Le plus simple, et c’est même la seule solution qui se soit jamais présentée à ces grands hommes d’État, — le plus simple, c’est de supprimer cette race réfractaire à l’influence britannique, de la briser, de la broyer, d’en disperser les débris sur toutes les plages des nobles provinces royales du continent. Et, quand cela aura été exécuté, le reste ira tout seul. Profond raisonnement, Messieurs, qui a eu toutefois le tort de reposer sur d’inconcevables chimères, et de méconnaître, avec tous les principes du droit des gens, les notions les plus élémentaires de morale et d’humanité. C’est ainsi que la déportation des Acadiens nous apparaît comme l’un des premiers effets, et le plus abominable de tous, produits dans le monde par ce que l’on devait appeler l’impérialisme britannique ; c’est le fruit de l’impérialisme avant la lettre. Pour premier essai, ce monstre naissant a fait un coup de maître, qui n’a pas été dépassé et dont l’horreur nous saisit encore, après cent soixante-sept ans d’intervalle.

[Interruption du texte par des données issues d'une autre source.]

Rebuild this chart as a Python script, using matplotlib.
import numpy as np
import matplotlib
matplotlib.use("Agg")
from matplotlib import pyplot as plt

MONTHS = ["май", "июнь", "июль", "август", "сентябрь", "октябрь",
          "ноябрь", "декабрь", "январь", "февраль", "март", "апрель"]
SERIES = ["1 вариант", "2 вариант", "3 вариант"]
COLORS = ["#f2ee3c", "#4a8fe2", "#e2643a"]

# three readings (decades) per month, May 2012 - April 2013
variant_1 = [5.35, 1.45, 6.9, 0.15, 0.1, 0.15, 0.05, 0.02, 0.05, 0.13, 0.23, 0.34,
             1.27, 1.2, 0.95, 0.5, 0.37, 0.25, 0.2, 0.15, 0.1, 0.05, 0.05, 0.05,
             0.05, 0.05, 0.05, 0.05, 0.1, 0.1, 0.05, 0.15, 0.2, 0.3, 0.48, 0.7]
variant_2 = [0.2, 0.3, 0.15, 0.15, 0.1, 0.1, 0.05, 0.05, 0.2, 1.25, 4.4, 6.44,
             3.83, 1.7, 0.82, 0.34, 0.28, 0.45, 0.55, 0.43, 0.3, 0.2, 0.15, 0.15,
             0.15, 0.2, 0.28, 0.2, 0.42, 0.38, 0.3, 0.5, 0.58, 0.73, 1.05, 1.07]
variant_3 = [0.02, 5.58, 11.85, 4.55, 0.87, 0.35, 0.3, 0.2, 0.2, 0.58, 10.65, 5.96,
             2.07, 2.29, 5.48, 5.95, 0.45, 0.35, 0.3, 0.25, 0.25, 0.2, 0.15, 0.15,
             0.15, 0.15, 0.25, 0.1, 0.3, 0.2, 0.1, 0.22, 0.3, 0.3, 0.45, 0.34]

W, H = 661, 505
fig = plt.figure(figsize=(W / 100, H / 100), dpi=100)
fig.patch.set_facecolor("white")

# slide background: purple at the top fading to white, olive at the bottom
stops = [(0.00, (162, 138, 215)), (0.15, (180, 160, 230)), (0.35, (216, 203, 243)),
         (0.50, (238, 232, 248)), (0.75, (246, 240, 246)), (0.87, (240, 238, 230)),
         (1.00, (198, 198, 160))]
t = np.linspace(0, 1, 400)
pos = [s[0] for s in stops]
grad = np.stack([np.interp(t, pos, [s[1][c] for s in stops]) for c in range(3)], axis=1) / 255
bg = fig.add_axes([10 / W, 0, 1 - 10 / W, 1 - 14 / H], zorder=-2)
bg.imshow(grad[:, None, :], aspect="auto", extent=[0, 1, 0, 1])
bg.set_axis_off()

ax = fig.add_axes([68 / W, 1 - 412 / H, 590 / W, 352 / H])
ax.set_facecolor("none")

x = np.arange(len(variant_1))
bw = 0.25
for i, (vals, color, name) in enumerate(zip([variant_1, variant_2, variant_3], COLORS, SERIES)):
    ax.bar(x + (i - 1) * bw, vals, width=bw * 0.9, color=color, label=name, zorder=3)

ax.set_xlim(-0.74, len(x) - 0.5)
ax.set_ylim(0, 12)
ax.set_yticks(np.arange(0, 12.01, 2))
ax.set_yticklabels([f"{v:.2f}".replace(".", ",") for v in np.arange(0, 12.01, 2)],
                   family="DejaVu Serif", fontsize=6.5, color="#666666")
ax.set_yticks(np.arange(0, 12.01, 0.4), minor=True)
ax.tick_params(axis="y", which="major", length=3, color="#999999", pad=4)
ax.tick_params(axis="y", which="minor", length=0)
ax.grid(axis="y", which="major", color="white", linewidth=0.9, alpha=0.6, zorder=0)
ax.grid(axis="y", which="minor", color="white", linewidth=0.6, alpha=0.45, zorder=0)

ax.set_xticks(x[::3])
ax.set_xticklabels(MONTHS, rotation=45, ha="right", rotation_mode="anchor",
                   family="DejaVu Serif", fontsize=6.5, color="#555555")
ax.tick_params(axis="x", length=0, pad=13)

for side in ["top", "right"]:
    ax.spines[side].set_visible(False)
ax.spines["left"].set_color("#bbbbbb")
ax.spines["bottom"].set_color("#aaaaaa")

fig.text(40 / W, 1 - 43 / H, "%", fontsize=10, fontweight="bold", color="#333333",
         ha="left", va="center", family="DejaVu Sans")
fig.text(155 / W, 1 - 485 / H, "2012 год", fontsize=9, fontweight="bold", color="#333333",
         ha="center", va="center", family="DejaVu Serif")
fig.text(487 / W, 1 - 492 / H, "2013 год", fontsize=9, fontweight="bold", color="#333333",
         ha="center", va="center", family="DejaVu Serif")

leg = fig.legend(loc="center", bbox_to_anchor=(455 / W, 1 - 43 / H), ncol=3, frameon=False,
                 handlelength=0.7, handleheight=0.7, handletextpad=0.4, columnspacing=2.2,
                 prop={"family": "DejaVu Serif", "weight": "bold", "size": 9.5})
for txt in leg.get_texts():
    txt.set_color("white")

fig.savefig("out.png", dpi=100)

Dans les Archives de la Massachusetts Historical Society, nous avons lu un travail navrant publié à Philadelphie en 1856 par un M. William-B. Reed, et dans lequel sont relatées, avec un grand souci de précision, une parfaite impartialité, l’accent de la sympathie chrétienne, les tortures endurées par les « French Neutrals » à Philadelphie même, et en d’autres endroits de la Pennsylvanie. Des centaines de ces déportés y sont morts de misère et de mauvais traitements. Et l’auteur termine son étude, remplie de désolantes statistiques, par ces mots : « Ces pauvres catholiques fugitifs, d’autant plus attachés à leur foi qu’ils avaient souffert, à cause d’elle, la persécution et l’exil, moururent le cœur brisé, et leur agonie est une tache qui pèse sur le nom anglais. They died heart broken, and the stain of their agony rests upon the english name. »[1]

Parole terrible, qui n’est toutefois que l’expression de la vérité, le verdict de la conscience humaine, en présence d’un tel forfait !

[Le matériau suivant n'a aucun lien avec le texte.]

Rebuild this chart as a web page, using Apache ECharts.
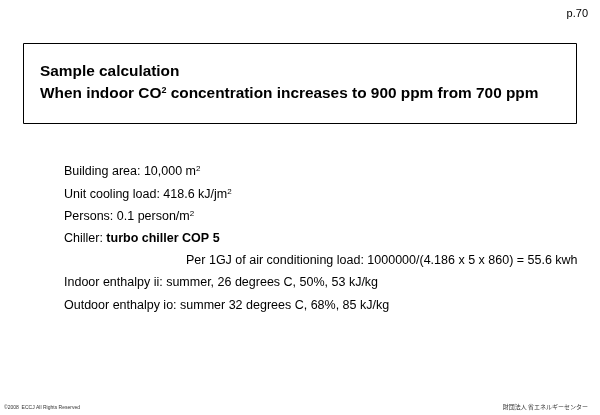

Tous les Acadiens ne sont pas morts des suites de la déportation : la survivance, la reviviscence de cette race malheureuse, aux lieux d’où elle avait été déracinée, est même, comme nous le disait un éminent prélat, quelque chose de si extraordinaire que cela tient du miracle providentiel ; mais tous en ont eu le cœur brisé : leurs misères, leurs souffrances, leurs deuils sont, pour le nom et pour le blason britannique, une tache qui ne sera jamais effacée.


Henri d’Arles.



  1. Paru dans l’American and Gazette. Philadelphia Saturday, March 29, 1856.